**Your instructions:** Return the material exactly, first line through the line containing "plt.rcParams['font.family'] = ['Lato', 'DejaVu", and nothing more. Pictures stay out.

**Information provided:**
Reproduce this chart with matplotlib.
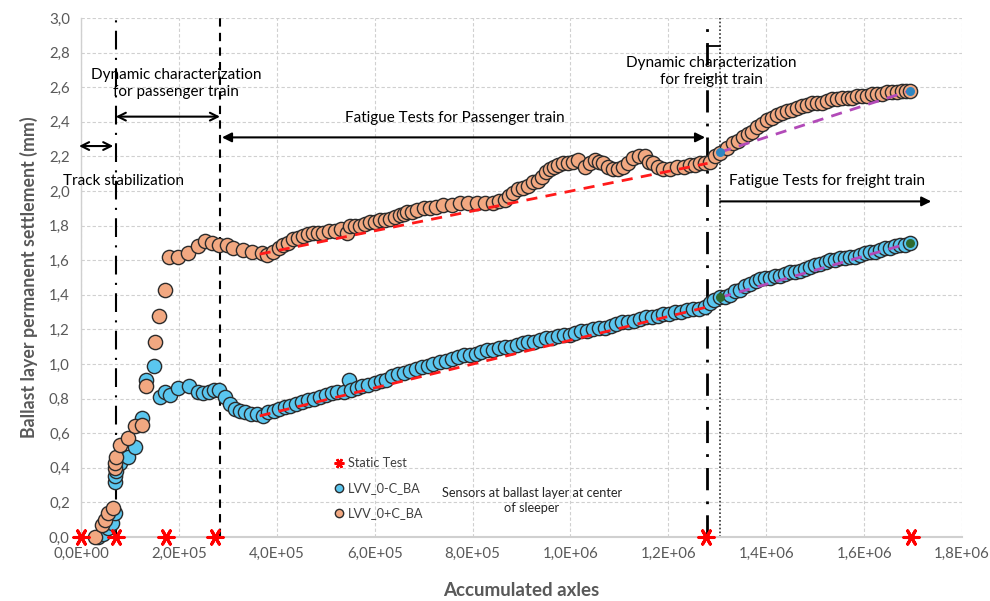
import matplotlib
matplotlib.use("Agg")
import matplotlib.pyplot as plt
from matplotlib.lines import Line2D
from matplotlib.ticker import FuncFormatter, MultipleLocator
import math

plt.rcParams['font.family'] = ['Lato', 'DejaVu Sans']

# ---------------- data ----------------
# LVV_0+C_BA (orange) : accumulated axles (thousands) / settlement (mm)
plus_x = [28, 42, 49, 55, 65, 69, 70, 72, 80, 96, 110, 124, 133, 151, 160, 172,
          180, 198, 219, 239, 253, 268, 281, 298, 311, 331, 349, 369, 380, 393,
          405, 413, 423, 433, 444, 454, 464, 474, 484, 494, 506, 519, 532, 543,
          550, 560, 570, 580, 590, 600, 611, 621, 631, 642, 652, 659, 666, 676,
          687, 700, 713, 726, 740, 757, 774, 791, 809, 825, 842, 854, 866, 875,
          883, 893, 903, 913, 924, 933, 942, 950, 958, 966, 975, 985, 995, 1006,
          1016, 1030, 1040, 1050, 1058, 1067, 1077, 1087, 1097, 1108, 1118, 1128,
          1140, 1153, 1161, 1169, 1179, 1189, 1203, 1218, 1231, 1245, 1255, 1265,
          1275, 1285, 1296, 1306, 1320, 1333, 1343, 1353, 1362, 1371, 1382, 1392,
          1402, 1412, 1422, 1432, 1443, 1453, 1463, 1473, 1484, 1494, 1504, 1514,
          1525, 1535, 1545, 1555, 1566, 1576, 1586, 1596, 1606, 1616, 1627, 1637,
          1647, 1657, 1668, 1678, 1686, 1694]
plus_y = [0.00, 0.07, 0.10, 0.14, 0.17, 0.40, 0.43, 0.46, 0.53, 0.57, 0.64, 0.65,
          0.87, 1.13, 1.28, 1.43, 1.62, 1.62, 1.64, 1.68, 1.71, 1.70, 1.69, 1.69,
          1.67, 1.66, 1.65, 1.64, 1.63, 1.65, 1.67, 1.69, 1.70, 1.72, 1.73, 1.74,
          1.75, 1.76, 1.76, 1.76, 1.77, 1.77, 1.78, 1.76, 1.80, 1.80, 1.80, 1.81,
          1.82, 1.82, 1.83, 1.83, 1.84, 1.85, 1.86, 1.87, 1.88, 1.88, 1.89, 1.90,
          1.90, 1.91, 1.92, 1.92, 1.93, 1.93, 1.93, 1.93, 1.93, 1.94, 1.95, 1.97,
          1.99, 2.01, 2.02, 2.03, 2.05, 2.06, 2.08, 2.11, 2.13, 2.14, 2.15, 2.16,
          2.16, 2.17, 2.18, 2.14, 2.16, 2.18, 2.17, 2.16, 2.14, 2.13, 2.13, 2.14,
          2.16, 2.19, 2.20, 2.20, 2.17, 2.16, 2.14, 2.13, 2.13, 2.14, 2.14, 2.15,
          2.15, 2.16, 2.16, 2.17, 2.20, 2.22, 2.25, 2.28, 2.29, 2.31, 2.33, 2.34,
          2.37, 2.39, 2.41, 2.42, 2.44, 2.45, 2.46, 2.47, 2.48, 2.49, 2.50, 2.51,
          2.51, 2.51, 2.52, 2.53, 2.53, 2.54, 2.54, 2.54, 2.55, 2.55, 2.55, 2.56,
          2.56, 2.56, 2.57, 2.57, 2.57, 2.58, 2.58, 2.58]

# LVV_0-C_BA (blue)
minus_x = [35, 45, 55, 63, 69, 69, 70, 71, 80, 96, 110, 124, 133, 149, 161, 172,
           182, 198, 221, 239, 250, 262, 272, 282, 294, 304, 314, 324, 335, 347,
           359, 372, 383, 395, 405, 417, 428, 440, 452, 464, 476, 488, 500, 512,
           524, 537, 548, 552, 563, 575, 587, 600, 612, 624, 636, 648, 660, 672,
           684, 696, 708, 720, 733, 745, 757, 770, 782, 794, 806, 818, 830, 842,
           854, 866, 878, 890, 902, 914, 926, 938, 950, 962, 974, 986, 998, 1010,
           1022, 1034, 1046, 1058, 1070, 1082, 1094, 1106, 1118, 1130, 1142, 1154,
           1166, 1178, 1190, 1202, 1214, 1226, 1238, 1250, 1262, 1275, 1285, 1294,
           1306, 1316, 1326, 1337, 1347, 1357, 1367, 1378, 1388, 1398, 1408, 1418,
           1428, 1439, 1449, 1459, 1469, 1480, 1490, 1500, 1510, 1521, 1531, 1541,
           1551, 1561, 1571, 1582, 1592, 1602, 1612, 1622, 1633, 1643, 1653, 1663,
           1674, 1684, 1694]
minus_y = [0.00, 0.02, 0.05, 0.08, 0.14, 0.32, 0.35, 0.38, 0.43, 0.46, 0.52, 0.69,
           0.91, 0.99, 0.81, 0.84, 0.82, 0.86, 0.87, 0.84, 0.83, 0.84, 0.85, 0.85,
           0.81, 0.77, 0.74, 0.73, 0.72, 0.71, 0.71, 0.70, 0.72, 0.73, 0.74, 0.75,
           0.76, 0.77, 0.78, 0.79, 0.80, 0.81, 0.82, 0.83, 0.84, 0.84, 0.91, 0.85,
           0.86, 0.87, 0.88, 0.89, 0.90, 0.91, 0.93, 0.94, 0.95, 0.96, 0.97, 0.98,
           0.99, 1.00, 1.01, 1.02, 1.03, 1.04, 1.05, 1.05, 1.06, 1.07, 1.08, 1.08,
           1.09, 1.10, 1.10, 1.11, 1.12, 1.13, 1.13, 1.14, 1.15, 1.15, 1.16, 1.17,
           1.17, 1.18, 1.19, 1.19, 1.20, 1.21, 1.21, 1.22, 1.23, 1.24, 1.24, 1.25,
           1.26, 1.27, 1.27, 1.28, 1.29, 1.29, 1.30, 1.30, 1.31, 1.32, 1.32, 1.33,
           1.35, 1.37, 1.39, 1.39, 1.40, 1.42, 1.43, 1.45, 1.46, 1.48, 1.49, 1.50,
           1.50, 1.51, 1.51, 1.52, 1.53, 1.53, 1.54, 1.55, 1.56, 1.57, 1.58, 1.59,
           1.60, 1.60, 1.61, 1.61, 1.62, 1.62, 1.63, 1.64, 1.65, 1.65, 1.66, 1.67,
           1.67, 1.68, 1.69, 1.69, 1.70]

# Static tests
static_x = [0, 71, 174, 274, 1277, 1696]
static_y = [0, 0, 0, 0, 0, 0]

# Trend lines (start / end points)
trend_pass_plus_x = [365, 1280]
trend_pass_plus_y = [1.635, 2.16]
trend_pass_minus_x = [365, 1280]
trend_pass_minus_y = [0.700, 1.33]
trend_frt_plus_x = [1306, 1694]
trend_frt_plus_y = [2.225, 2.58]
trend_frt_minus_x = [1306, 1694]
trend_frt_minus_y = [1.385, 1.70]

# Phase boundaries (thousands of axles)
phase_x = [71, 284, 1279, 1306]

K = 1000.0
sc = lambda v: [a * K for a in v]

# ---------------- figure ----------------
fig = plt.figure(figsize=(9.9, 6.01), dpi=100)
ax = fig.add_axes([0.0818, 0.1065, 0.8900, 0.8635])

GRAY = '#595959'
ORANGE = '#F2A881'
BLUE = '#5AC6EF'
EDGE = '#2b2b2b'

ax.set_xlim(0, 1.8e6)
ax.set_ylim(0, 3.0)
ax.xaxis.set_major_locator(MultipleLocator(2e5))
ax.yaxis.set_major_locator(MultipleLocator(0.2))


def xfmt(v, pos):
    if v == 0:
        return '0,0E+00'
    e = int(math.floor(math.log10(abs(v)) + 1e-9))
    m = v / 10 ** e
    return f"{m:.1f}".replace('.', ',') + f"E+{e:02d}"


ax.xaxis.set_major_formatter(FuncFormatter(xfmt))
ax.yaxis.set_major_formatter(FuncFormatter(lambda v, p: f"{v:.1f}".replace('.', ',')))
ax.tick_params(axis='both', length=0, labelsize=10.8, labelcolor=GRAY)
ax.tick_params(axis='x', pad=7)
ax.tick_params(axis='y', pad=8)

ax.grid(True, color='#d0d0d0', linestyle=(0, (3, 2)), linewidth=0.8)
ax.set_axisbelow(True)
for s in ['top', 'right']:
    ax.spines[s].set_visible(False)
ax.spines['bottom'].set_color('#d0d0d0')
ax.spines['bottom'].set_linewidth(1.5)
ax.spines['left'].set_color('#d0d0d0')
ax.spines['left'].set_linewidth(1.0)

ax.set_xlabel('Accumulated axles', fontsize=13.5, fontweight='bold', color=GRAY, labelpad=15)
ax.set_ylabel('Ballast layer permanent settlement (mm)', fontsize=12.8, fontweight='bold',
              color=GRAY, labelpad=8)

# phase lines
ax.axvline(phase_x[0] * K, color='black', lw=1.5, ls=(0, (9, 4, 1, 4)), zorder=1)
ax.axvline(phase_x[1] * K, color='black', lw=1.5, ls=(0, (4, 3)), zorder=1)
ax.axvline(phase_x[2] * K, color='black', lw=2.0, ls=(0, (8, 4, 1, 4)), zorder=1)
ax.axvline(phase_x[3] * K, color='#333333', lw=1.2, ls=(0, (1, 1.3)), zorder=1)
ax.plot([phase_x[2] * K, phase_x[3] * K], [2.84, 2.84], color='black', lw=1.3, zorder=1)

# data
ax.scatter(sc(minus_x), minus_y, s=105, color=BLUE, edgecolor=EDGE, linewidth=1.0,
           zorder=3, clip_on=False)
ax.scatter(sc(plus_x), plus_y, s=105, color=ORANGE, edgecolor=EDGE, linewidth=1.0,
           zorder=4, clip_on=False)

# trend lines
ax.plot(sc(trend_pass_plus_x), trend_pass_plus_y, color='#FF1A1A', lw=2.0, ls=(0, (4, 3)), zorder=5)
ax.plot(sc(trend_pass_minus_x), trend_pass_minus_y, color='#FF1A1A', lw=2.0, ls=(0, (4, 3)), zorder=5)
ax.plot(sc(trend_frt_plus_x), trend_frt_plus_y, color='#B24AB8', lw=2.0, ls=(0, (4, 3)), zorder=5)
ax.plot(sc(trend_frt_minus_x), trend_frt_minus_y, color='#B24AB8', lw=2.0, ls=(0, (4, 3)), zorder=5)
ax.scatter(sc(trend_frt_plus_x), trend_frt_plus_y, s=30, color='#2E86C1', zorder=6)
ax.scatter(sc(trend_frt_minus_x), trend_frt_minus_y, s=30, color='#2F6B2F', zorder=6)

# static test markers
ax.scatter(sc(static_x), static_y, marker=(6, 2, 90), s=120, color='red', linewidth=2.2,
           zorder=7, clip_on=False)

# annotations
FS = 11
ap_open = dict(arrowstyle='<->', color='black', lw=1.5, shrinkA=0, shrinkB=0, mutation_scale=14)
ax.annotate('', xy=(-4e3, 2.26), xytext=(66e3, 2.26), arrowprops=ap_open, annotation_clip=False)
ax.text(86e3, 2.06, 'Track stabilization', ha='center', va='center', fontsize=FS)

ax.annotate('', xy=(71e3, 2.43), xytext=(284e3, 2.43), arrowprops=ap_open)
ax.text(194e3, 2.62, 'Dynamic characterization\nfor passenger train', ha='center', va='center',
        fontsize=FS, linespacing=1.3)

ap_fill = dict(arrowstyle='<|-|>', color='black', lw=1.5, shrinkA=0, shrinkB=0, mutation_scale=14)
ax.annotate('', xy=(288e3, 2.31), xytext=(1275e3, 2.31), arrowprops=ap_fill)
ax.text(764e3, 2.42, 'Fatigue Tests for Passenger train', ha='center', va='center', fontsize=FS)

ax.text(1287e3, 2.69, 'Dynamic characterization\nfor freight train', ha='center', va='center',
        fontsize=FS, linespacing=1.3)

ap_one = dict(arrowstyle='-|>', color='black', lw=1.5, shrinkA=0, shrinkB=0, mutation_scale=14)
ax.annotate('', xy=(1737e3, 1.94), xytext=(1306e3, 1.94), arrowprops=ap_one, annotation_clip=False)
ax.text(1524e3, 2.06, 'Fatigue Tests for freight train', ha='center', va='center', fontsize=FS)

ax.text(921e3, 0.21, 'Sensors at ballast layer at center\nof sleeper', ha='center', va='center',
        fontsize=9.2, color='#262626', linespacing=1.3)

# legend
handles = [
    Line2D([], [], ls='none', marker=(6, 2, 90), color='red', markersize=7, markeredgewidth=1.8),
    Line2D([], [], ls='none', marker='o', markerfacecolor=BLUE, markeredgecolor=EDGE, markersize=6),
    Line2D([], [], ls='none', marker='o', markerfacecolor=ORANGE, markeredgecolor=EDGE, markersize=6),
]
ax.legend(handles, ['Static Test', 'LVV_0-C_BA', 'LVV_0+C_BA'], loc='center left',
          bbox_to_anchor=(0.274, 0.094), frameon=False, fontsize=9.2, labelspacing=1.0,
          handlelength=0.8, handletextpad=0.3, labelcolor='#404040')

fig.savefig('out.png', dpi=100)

**Output of the exercise:**
Reproduce this chart with matplotlib.
import matplotlib
matplotlib.use("Agg")
import matplotlib.pyplot as plt
from matplotlib.lines import Line2D
from matplotlib.ticker import FuncFormatter, MultipleLocator
import math

plt.rcParams['font.family'] = ['Lato', 'DejaVu Sans']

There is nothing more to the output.